На Пичужку это произвело сильное впечатление. На протяжении лета мы вместе много думали, читали, переживали, а также — чего не было раньше — много ссорились. Впрочем, за это последнее я должен принять значительную долю вины на себя. Девизом моим в то лето было: «Хочу и буду!» — и этот принцип я проводил в жизнь круто, прямолинейно, не всегда считаясь с чужими чувствами, даже с чувствами столь близкого мне человека, как Пичужка. Однако, когда лето кончилось и Пичужка уехала в Москву, я остро почувствовал всю глубину своей потери. В своем дневнике я патетически записывал: «Маленький желтый вагон второго класса унес все, что у меня есть дорогого на свете». А вместе с тем я чувствовал, что лишился редкого друга, — может быть, даже больше, чем друга, — с которым привык делиться всеми своими мыслями, переживаниями, намерениями. С этого времени и вплоть до окончания гимназии моя переписка с Пичужкой стала особенно частой, обширной, многогранной. Но она все-таки не могла полностью заменить личное общение. И это невольно рождало в моей душе чувство неудовлетворенности и грусти.

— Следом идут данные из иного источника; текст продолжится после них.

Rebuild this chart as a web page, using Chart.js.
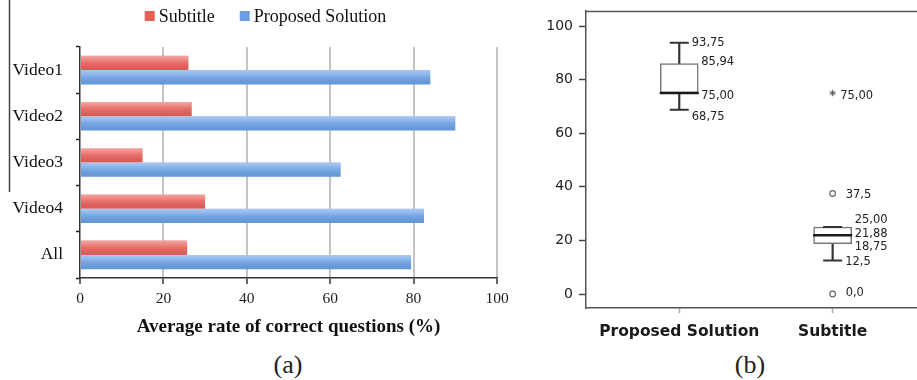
<!DOCTYPE html>
<html>
<head>
<meta charset="utf-8">
<script src="https://cdn.jsdelivr.net/npm/chart.js@4.4.1/dist/chart.umd.min.js"></script>
<style>
  html, body { margin: 0; padding: 0; background: #fff; width: 917px; height: 380px; overflow: hidden; }
  #wrapA { position: absolute; left: 0; top: 0; }
  #wrapB { position: absolute; left: 520px; top: 0; }
  .panel-tag { position: absolute; font-family: 'Liberation Serif', serif; font-size: 26px; color: #222;
               transform: translate(-50%, -50%); line-height: 1; }
</style>
</head>
<body>
<div id="wrapA"><canvas id="rates" width="520" height="341"></canvas></div>
<div id="wrapB"><canvas id="spread" width="397" height="345"></canvas></div>
<div class="panel-tag" style="left:288px; top:365px;">(a)</div>
<div class="panel-tag" style="left:750px; top:365px;">(b)</div>

<script>
// ---- (a) average rate of correct answers per video ----
const videos = ['Video1', 'Video2', 'Video3', 'Video4', 'All'];
const subtitleRate = [26, 26.8, 15, 30, 25.7];
const proposedRate = [84, 90, 62.5, 82.5, 79.4];
const rateTicks = [0, 20, 40, 60, 80, 100];

// ---- (b) score distribution per condition ----
const groups = ['Proposed Solution', 'Subtitle'];
const lowWhisker = [68.75, 12.5];
const lowerQuartile = [75.00, 18.75];
const medianScore = [75.00, 21.88];
const upperQuartile = [85.94, 25.00];
const highWhisker = [93.75, 25.00];
const mildOutliers = [[], [37.5, 0]];
const extremeOutliers = [[], [75]];
const scoreTicks = [0, 20, 40, 60, 80, 100];

const SERIF = 'Liberation Serif';
const SANS = 'DejaVu Sans';

// glossy highlight over each bar
const barSheen = {
  id: 'barSheen',
  afterDatasetsDraw(chart) {
    const ctx = chart.ctx;
    chart.data.datasets.forEach((ds, i) => {
      chart.getDatasetMeta(i).data.forEach(bar => {
        const { x, y, base, height } = bar.getProps(['x', 'y', 'base', 'height'], true);
        const top = y - height / 2;
        const g = ctx.createLinearGradient(0, top, 0, top + height);
        g.addColorStop(0, 'rgba(255,255,255,0.45)');
        g.addColorStop(0.45, 'rgba(255,255,255,0.12)');
        g.addColorStop(1, 'rgba(0,0,0,0.06)');
        ctx.save();
        ctx.fillStyle = g;
        ctx.fillRect(Math.min(base, x), top, Math.abs(x - base), height);
        ctx.restore();
      });
    });
  }
};

// thin rule at the far left edge
const sideRule = {
  id: 'sideRule',
  beforeDraw(chart) {
    const ctx = chart.ctx;
    ctx.save();
    ctx.strokeStyle = '#444';
    ctx.lineWidth = 1.5;
    ctx.beginPath();
    ctx.moveTo(9.5, 0);
    ctx.lineTo(9.5, 192);
    ctx.stroke();
    ctx.restore();
  }
};

// compact legend row above the bars
const serifLegend = {
  id: 'serifLegend',
  afterDraw(chart) {
    const ctx = chart.ctx;
    ctx.save();
    ctx.font = '18px "' + SERIF + '"';
    ctx.textBaseline = 'middle';
    ctx.textAlign = 'left';
    const box = 10, gapText = 4, gapItem = 25, cy = 16;
    const items = chart.data.datasets.map(d => ({
      text: d.label, color: d.backgroundColor,
      w: box + gapText + ctx.measureText(d.label).width
    }));
    const total = items.reduce((s, it) => s + it.w, 0) + gapItem * (items.length - 1);
    let x = 265.5 - total / 2;
    items.forEach(it => {
      ctx.fillStyle = it.color;
      ctx.fillRect(x, cy - box / 2, box, box);
      ctx.fillStyle = '#111';
      ctx.fillText(it.text, x + box + gapText, cy + 1);
      x += it.w + gapItem;
    });
    ctx.restore();
  }
};

new Chart(document.getElementById('rates'), {
  type: 'bar',
  data: {
    labels: videos,
    datasets: [
      { label: 'Subtitle', data: subtitleRate, backgroundColor: '#e6605a',
        categoryPercentage: 0.62, barPercentage: 1 },
      { label: 'Proposed Solution', data: proposedRate, backgroundColor: '#6a9fe4',
        categoryPercentage: 0.62, barPercentage: 1 }
    ]
  },
  options: {
    indexAxis: 'y',
    responsive: false,
    animation: false,
    events: [],
    layout: { autoPadding: false, padding: { top: 47, left: 0, right: 23, bottom: 0 } },
    plugins: { legend: { display: false }, tooltip: { enabled: false } },
    scales: {
      x: {
        type: 'linear', min: 0, max: 100,
        afterBuildTicks: s => { s.ticks = rateTicks.map(v => ({ value: v })); },
        grid: {
          color: c => (c.tick && c.tick.value === 0) ? 'rgba(0,0,0,0)' : '#c4c4c4',
          lineWidth: 2, tickColor: '#333', tickLength: 6, tickWidth: 1.5
        },
        border: { display: true, color: '#333', width: 1.5 },
        ticks: { font: { family: SERIF, size: 15.5 }, color: '#222', padding: 6 },
        title: {
          display: true, text: 'Average rate of correct questions (%)',
          font: { family: SERIF, size: 19, weight: 'bold' }, color: '#111',
          padding: { top: 4, bottom: 3 }
        },
        afterFit: s => { s.height = 63; }
      },
      y: {
        grid: { drawOnChartArea: false, offset: true, tickLength: 4, tickColor: '#222', tickWidth: 1.5 },
        border: { display: true, color: '#333', width: 1.5 },
        ticks: { font: { family: SERIF, size: 17.5 }, color: '#111', padding: 13 },
        afterFit: s => { s.width = 80; }
      }
    }
  },
  plugins: [sideRule, barSheen, serifLegend]
});

// top edge of the box-plot frame
const frameTop = {
  id: 'frameTop',
  afterDraw(chart) {
    const { left, right, top } = chart.chartArea;
    const ctx = chart.ctx;
    ctx.save();
    ctx.strokeStyle = '#555';
    ctx.lineWidth = 1.5;
    ctx.beginPath();
    ctx.moveTo(left, top + 0.5);
    ctx.lineTo(right, top + 0.5);
    ctx.stroke();
    ctx.restore();
  }
};

// value labels beside the box-plot marks
const valueNotes = {
  id: 'valueNotes',
  afterDatasetsDraw(chart) {
    const xs = chart.scales.x, ys = chart.scales.y, ctx = chart.ctx;
    const fmt = (v, d) => v.toFixed(d).replace('.', ',');
    const shift = { cap: 12.5, box: 22, dot: 13, star: 7.5 };
    const notes = [
      [0, highWhisker[0], 2, 'cap', 0],
      [0, upperQuartile[0], 2, 'box', -2],
      [0, medianScore[0], 2, 'box', 3],
      [0, lowWhisker[0], 2, 'cap', 7],
      [1, upperQuartile[1], 2, 'box', -7],
      [1, medianScore[1], 2, 'box', -1],
      [1, lowerQuartile[1], 2, 'box', 3],
      [1, lowWhisker[1], 1, 'cap', 1.5],
      [1, mildOutliers[1][0], 1, 'dot', 2],
      [1, mildOutliers[1][1], 1, 'dot', -1],
      [1, extremeOutliers[1][0], 2, 'star', 3]
    ];
    ctx.save();
    ctx.font = '11.5px "' + SANS + '"';
    ctx.fillStyle = '#222';
    ctx.textAlign = 'left';
    ctx.textBaseline = 'middle';
    notes.forEach(([g, v, d, kind, dy]) => {
      ctx.fillText(fmt(v, d), xs.getPixelForValue(g + 1) + shift[kind], ys.getPixelForValue(v) + dy);
    });
    ctx.restore();
  }
};

const at = (arr) => groups.map((g, i) => ({ x: i + 1, y: arr[i] }));
const spreadPoints = (lists) => lists.flatMap((vals, i) => vals.map(v => ({ x: i + 1, y: v })));

new Chart(document.getElementById('spread'), {
  type: 'bar',
  data: {
    datasets: [
      { type: 'scatter', label: 'Median', data: at(medianScore), pointStyle: 'line',
        radius: 19.5, borderWidth: 2.5, borderColor: '#1a1a1a', order: 0 },
      { type: 'scatter', label: 'Whisker ends', data: at(lowWhisker).concat(at(highWhisker)), pointStyle: 'line',
        radius: 9.5, borderWidth: 2, borderColor: '#333', order: 0 },
      { type: 'scatter', label: 'Outliers', data: spreadPoints(mildOutliers), pointStyle: 'circle',
        radius: 2.8, backgroundColor: '#fff', borderColor: '#666', borderWidth: 1.2, order: 0 },
      { type: 'scatter', label: 'Extremes', data: spreadPoints(extremeOutliers), pointStyle: 'star',
        radius: 3.2, borderColor: '#555', borderWidth: 1, order: 0 },
      { type: 'bar', label: 'Quartile box', data: groups.map((g, i) => ({ x: i + 1, y: [lowerQuartile[i], upperQuartile[i]] })),
        backgroundColor: '#fff', borderColor: '#777', borderWidth: 1.5, borderSkipped: false,
        barThickness: 38, grouped: false, order: 1 },
      { type: 'bar', label: 'Lower whisker', data: groups.map((g, i) => ({ x: i + 1, y: [lowWhisker[i], lowerQuartile[i]] })),
        backgroundColor: '#333', barThickness: 1.5, grouped: false, order: 2 },
      { type: 'bar', label: 'Upper whisker', data: groups.map((g, i) => ({ x: i + 1, y: [upperQuartile[i], highWhisker[i]] })),
        backgroundColor: '#333', barThickness: 1.5, grouped: false, order: 2 }
    ]
  },
  options: {
    responsive: false,
    animation: false,
    events: [],
    layout: { autoPadding: false, padding: { top: 11, left: 0, right: 0, bottom: 0 } },
    plugins: { legend: { display: false }, tooltip: { enabled: false } },
    scales: {
      x: {
        type: 'linear', min: 0.392, max: 2.55, offset: false,
        afterBuildTicks: s => { s.ticks = groups.map((g, i) => ({ value: i + 1 })); },
        grid: { offset: false, drawOnChartArea: false, tickLength: 5, tickColor: '#aaa', tickWidth: 1.5 },
        border: { display: true, color: '#555', width: 1.5 },
        ticks: {
          callback: v => groups[v - 1],
          font: { family: SANS, size: 15.5, weight: 'bold' }, color: '#1a1a1a', padding: 10
        },
        afterFit: s => { s.height = 37; s.paddingLeft = 0; s.paddingRight = 0; }
      },
      y: {
        type: 'linear', min: -5.22, max: 105.6,
        afterBuildTicks: s => { s.ticks = scoreTicks.map(v => ({ value: v })); },
        grid: { drawOnChartArea: false, tickLength: 7, tickColor: '#444', tickWidth: 1.5 },
        border: { display: true, color: '#555', width: 1.5 },
        ticks: { font: { family: SANS, size: 14 }, color: '#222', padding: 6 },
        afterFit: s => { s.width = 66; s.paddingTop = 0; s.paddingBottom = 0; }
      }
    }
  },
  plugins: [frameTop, valueNotes]
});
</script>
</body>
</html>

Другим обстоятельством, действовавшим разъедающим образом на мою психологию, был сильно обострившийся как раз в это время разлад между мной и моими родителями, в особенности между мной и матерью. В сущности, ничего серьезного не было. Просто в нашем доме разыгралась еще одна вариация на старую, как мир тему об «отцах и детях». Но мне тогда она казалась событием исключительного значения, и я глубоко переживал ее. Мои родители, как и все родители вообще, считали, что именно они держат в руках «истину», и, естественно, старались вложить свою «истину» в мою голову, причем мать благодаря своему горячему, вспыльчивому темпераменту не всегда делала это с учетом моего самолюбия. А ведь мальчишки в 15-16 лет дьявольски самолюбивы! К тому же я от природы отличался упрямством и самостоятельностью.
— Ну, на что это похоже? — часто бывало говорит мать. — Ты эгоист, ты сух и бессердечен, ты ни с кем не уживаешься, ты всем норовишь сказать что-нибудь грубое и неприятное… Разве так поступают хорошие сыновья?
— А зачем мне быть «хорошим сыном»? — саркастически отвечаю я. — И где доказательства, что так называемые хорошие сыновья действительно являются хорошими?
— Ты молод и ничего не понимаешь! — начинает горячиться мать. — Ведь я стараюсь для твоей же пользы. Вырастешь — сам благодарить будешь.
— Что ты все о моей пользе печешься? — возражаю я. — Я сам о себе позабочусь. Есть голова на плечах. Просто ты хочешь подогнать меня под известные рамки, которые тебе привычны. Но я этого не желаю. Я не позволю родительскому деспотизму насильно связывать мою волю.
Мать приходит в раж, краснеет, начинает кричать, что я «дерзкий мальчишка», что она готова «отказаться от меня», что в 40 лет я пожалею о своем теперешнем поведении, и затем, хлопнув дверью, уходит в свою комнату. А вечером я берусь за свой дневник и вывожу в нем строки вроде следующих:
«Моя личность — корабль, рассудок — мой руль, которого корабль слушается. Поверните руль — корабль повернется. Но сначала сумейте повернуть руль».
Так как мать мало заботилась о том, чтобы «повернуть руль», стычки продолжались, разлад углублялся, — и так до самого окончания гимназии. Только летом 1901 г., перед моим отъездом в университет, когда мать осознала и примирилась с тем, что я уже перестал быть ребенком и превратился во взрослого человека, в семье наступил мир, и мы опять стали добрыми друзьями. Однако осенью 1899 г. война «отцов и детей» была в полном разгаре. Я вел ее упорно и настойчиво, но она все-таки тяготила меня и до известной степени нарушала мое душевное спокойствие.
Еще одним — и очень важным — обстоятельством, отражавшимся на моем состоянии, была гимназия. После того, что было пережито зимой 1898/99 г., гимназия теперь вызывала во мне лишь одно чувство — глубочайшее отвращение, лишь одно желание — бежать подальше от ее стен. Всякие фиговые листочки были окончательно сдернуты в ходе событий прошлого года. Директор, инспектор, учителя, программа занятий, система воспитания, даже само здание гимназии стали мне ненавистны и противны. В полном отчаянии я писал Пичужке: «Я положительно с ужасом думаю о том, что мне еще два года предстоит оставаться в гимназии». К тому же наш дружный боевой класс теперь как-то «размагнитился» и осиротел: Олигера не было, Бобылев и Петросов перевелись в другие города, наш старый кружок распался, а создать новый среди учеников нашего класса было трудно. Я оказался в состоянии известной духовной изоляции, которую отчасти смягчала дружба с Михаилом Хаймовичем, сидевшим на одной со мной парте.